#### Task instructions
Word for word, quote all of the material, omitting the pictures.

#### Given information
start
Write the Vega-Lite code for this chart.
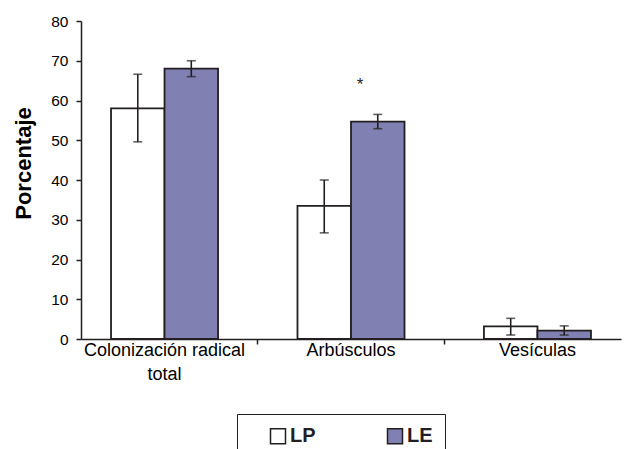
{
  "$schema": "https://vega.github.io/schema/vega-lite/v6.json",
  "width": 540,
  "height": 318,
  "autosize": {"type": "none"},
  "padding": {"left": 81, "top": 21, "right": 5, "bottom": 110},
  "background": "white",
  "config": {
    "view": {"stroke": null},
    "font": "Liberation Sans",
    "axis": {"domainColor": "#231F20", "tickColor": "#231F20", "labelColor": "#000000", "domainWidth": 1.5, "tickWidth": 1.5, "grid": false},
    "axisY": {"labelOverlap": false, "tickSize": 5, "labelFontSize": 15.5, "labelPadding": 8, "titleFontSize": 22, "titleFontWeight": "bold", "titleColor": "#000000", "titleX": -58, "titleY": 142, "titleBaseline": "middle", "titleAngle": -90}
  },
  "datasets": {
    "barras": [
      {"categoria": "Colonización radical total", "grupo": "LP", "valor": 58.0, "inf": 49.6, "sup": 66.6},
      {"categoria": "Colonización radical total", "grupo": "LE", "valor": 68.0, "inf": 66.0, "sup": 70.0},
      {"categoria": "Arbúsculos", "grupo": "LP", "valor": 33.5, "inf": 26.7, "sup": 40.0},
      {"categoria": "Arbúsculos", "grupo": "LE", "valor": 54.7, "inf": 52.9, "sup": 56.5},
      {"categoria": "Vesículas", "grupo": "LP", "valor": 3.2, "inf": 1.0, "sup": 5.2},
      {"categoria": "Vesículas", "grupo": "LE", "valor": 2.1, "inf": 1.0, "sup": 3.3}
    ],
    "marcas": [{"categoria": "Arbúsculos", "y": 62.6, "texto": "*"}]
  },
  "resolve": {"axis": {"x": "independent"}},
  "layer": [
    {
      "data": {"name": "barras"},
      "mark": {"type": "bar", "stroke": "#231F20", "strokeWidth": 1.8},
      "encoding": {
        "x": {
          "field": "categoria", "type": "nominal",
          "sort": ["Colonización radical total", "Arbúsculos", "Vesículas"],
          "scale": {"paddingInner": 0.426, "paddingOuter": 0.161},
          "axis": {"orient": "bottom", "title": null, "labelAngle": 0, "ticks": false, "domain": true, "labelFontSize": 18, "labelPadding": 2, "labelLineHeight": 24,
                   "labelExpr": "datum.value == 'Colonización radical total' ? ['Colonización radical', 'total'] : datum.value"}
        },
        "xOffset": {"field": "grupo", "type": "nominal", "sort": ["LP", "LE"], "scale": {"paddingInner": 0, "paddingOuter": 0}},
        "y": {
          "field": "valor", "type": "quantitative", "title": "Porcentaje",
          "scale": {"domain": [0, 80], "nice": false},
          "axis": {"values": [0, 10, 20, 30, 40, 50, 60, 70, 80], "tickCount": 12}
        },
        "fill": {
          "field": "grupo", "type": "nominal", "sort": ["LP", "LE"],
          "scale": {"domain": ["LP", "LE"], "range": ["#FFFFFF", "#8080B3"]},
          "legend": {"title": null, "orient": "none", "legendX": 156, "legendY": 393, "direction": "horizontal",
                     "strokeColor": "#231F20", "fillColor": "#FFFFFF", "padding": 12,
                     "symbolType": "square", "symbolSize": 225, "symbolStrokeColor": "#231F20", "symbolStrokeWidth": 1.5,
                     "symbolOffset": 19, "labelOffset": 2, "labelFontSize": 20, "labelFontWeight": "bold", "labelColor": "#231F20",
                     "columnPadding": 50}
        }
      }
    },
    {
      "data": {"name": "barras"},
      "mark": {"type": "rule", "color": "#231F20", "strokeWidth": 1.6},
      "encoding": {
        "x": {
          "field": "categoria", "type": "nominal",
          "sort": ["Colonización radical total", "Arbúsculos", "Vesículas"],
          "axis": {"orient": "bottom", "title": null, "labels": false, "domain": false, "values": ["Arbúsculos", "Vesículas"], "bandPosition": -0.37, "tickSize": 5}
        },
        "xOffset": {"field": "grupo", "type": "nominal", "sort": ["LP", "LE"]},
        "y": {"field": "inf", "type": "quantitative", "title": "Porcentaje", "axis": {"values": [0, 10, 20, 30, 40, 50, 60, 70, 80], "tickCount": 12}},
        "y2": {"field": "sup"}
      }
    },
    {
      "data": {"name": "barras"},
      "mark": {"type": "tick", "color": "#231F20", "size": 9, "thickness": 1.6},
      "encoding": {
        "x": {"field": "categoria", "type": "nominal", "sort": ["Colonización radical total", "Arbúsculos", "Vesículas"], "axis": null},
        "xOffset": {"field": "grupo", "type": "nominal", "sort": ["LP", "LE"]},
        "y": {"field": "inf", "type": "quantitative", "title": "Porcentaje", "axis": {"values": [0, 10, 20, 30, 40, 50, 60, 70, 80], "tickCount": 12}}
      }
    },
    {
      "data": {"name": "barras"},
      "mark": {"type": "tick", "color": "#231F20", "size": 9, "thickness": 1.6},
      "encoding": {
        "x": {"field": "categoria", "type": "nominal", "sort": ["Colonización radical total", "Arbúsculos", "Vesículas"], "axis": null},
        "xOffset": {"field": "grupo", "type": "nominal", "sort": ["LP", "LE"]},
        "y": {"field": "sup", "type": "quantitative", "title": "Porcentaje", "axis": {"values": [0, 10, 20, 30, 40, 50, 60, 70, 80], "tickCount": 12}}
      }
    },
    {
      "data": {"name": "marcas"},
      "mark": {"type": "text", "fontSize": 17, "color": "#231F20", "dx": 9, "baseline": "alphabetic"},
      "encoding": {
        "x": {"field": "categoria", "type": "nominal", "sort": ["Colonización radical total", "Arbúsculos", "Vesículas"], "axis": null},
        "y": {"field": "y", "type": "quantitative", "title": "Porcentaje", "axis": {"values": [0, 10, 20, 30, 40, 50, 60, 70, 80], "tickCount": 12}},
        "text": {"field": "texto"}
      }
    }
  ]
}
end
#### Complete response
Write the Vega-Lite code for this chart.
{
  "$schema": "https://vega.github.io/schema/vega-lite/v6.json",
  "width": 540,
  "height": 318,
  "autosize": {"type": "none"},
  "padding": {"left": 81, "top": 21, "right": 5, "bottom": 110},
  "background": "white",
  "config": {
    "view": {"stroke": null},
    "font": "Liberation Sans",
    "axis": {"domainColor": "#231F20", "tickColor": "#231F20", "labelColor": "#000000", "domainWidth": 1.5, "tickWidth": 1.5, "grid": false},
    "axisY": {"labelOverlap": false, "tickSize": 5, "labelFontSize": 15.5, "labelPadding": 8, "titleFontSize": 22, "titleFontWeight": "bold", "titleColor": "#000000", "titleX": -58, "titleY": 142, "titleBaseline": "middle", "titleAngle": -90}
  },
  "datasets": {
    "barras": [
      {"categoria": "Colonización radical total", "grupo": "LP", "valor": 58.0, "inf": 49.6, "sup": 66.6},
      {"categoria": "Colonización radical total", "grupo": "LE", "valor": 68.0, "inf": 66.0, "sup": 70.0},
      {"categoria": "Arbúsculos", "grupo": "LP", "valor": 33.5, "inf": 26.7, "sup": 40.0},
      {"categoria": "Arbúsculos", "grupo": "LE", "valor": 54.7, "inf": 52.9, "sup": 56.5},
      {"categoria": "Vesículas", "grupo": "LP", "valor": 3.2, "inf": 1.0, "sup": 5.2},
      {"categoria": "Vesículas", "grupo": "LE", "valor": 2.1, "inf": 1.0, "sup": 3.3}
    ],
    "marcas": [{"categoria": "Arbúsculos", "y": 62.6, "texto": "*"}]
  },
  "resolve": {"axis": {"x": "independent"}},
  "layer": [
    {
      "data": {"name": "barras"},
      "mark": {"type": "bar", "stroke": "#231F20", "strokeWidth": 1.8},
      "encoding": {
        "x": {
          "field": "categoria", "type": "nominal",
          "sort": ["Colonización radical total", "Arbúsculos", "Vesículas"],
          "scale": {"paddingInner": 0.426, "paddingOuter": 0.161},
          "axis": {"orient": "bottom", "title": null, "labelAngle": 0, "ticks": false, "domain": true, "labelFontSize": 18, "labelPadding": 2, "labelLineHeight": 24,
                   "labelExpr": "datum.value == 'Colonización radical total' ? ['Colonización radical', 'total'] : datum.value"}
        },
        "xOffset": {"field": "grupo", "type": "nominal", "sort": ["LP", "LE"], "scale": {"paddingInner": 0, "paddingOuter": 0}},
        "y": {
          "field": "valor", "type": "quantitative", "title": "Porcentaje",
          "scale": {"domain": [0, 80], "nice": false},
          "axis": {"values": [0, 10, 20, 30, 40, 50, 60, 70, 80], "tickCount": 12}
        },
        "fill": {
          "field": "grupo", "type": "nominal", "sort": ["LP", "LE"],
          "scale": {"domain": ["LP", "LE"], "range": ["#FFFFFF", "#8080B3"]},
          "legend": {"title": null, "orient": "none", "legendX": 156, "legendY": 393, "direction": "horizontal",
                     "strokeColor": "#231F20", "fillColor": "#FFFFFF", "padding": 12,
                     "symbolType": "square", "symbolSize": 225, "symbolStrokeColor": "#231F20", "symbolStrokeWidth": 1.5,
                     "symbolOffset": 19, "labelOffset": 2, "labelFontSize": 20, "labelFontWeight": "bold", "labelColor": "#231F20",
                     "columnPadding": 50}
        }
      }
    },
    {
      "data": {"name": "barras"},
      "mark": {"type": "rule", "color": "#231F20", "strokeWidth": 1.6},
      "encoding": {
        "x": {
          "field": "categoria", "type": "nominal",
          "sort": ["Colonización radical total", "Arbúsculos", "Vesículas"],
          "axis": {"orient": "bottom", "title": null, "labels": false, "domain": false, "values": ["Arbúsculos", "Vesículas"], "bandPosition": -0.37, "tickSize": 5}
        },
        "xOffset": {"field": "grupo", "type": "nominal", "sort": ["LP", "LE"]},
        "y": {"field": "inf", "type": "quantitative", "title": "Porcentaje", "axis": {"values": [0, 10, 20, 30, 40, 50, 60, 70, 80], "tickCount": 12}},
        "y2": {"field": "sup"}
      }
    },
    {
      "data": {"name": "barras"},
      "mark": {"type": "tick", "color": "#231F20", "size": 9, "thickness": 1.6},
      "encoding": {
        "x": {"field": "categoria", "type": "nominal", "sort": ["Colonización radical total", "Arbúsculos", "Vesículas"], "axis": null},
        "xOffset": {"field": "grupo", "type": "nominal", "sort": ["LP", "LE"]},
        "y": {"field": "inf", "type": "quantitative", "title": "Porcentaje", "axis": {"values": [0, 10, 20, 30, 40, 50, 60, 70, 80], "tickCount": 12}}
      }
    },
    {
      "data": {"name": "barras"},
      "mark": {"type": "tick", "color": "#231F20", "size": 9, "thickness": 1.6},
      "encoding": {
        "x": {"field": "categoria", "type": "nominal", "sort": ["Colonización radical total", "Arbúsculos", "Vesículas"], "axis": null},
        "xOffset": {"field": "grupo", "type": "nominal", "sort": ["LP", "LE"]},
        "y": {"field": "sup", "type": "quantitative", "title": "Porcentaje", "axis": {"values": [0, 10, 20, 30, 40, 50, 60, 70, 80], "tickCount": 12}}
      }
    },
    {
      "data": {"name": "marcas"},
      "mark": {"type": "text", "fontSize": 17, "color": "#231F20", "dx": 9, "baseline": "alphabetic"},
      "encoding": {
        "x": {"field": "categoria", "type": "nominal", "sort": ["Colonización radical total", "Arbúsculos", "Vesículas"], "axis": null},
        "y": {"field": "y", "type": "quantitative", "title": "Porcentaje", "axis": {"values": [0, 10, 20, 30, 40, 50, 60, 70, 80], "tickCount": 12}},
        "text": {"field": "texto"}
      }
    }
  ]
}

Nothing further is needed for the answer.